After my election in December, I took on the role of Lib Dem parliamentary spokesperson for International Development and, over the past few months, have met many people and organisations across the sector.
As the pandemic developed, many spoke of their concern that many of the countries in which they operate have poor sanitation and limited options for social distancing. In my discussions with them since, not one has told me that they had been consulted on the merger in advance.
DFID is seen as a world leader in terms of delivering aid and assistance to those most in need throughout the world.
Where DFID goes, other world government aid follows. Recently the GAVI Vaccine Alliance Summit, hosted by the UK, saw a number of nations and foundations commit $8.8 billion of funding to immunise 300 million children and support the global fight against Covid-19.
Response needs to be global
We need to ensure that all countries can access Covid-19 technologies. Pharmaceutical companies themselves are now collaborating on this issue, but we need the UK Government to make sure poorer countries don’t lose out on vaccines and other medicines.
The recent breakthrough in relation to the drug dexamethasone being used for Covid patients on ventilators is obviously great news, but many countries have only a small number of ventilators, and no reliable oxygen supplies.

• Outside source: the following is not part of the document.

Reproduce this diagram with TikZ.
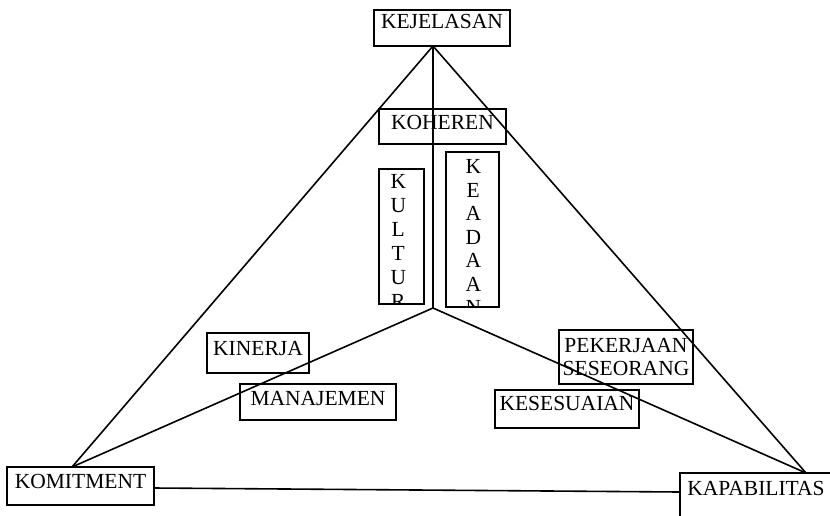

The challenges around the Covid pandemic lead to an obvious question: why is the government pursuing this merger now?
The Foreign Affairs Integrated review, due to look at all related government departments, had been postponed, so clearly this was a decision already made in advance.
It was reported that DFID staff in East Kilbride found out about the merger via reports on social media. DFID’s role supports jobs in North East Fife, too.
That’s why I tabled and was granted an urgent question in the House of Commons.
I asked the Foreign Secretary to outline plans for the merger, the future of the International Development Committee and whether the Independent Commission for Aid Impact (ICAI), who have responsibility for ensuring UK aid spending is well spent, will be maintained.
Currently, DFID scores well on the transparency of our aid spending and the Foreign Office scores poorly.
With talk of Overseas Development Aid (ODA) money being diverted to a new royal yacht, it’s critical that these questions are answered.
Secretary of state needs to set out position
I’ve now also written to the DFID Secretary of State Anne Marie Trevelyan, asking her to outline her objectives until she steps down in September and provide further details on the merger. She’s yet to make any public statement on it.
I’m proud of the fact that it was the Lib Dems who ensured the commitment to spend 0.7% of the UK’s gross national income on international aid.
It’s part of what I believe global Britain is all about. As lockdown restrictions are eased across Fife and Scotland, we need to be vigilant regarding local outbreaks and a potential second wave.
As we look outwards to other parts of the world, it’s clear that we are only as Covid-secure as the worst-affected country.
It’s therefore even more important the UK continues to play its part as a leading contributor to international aid efforts.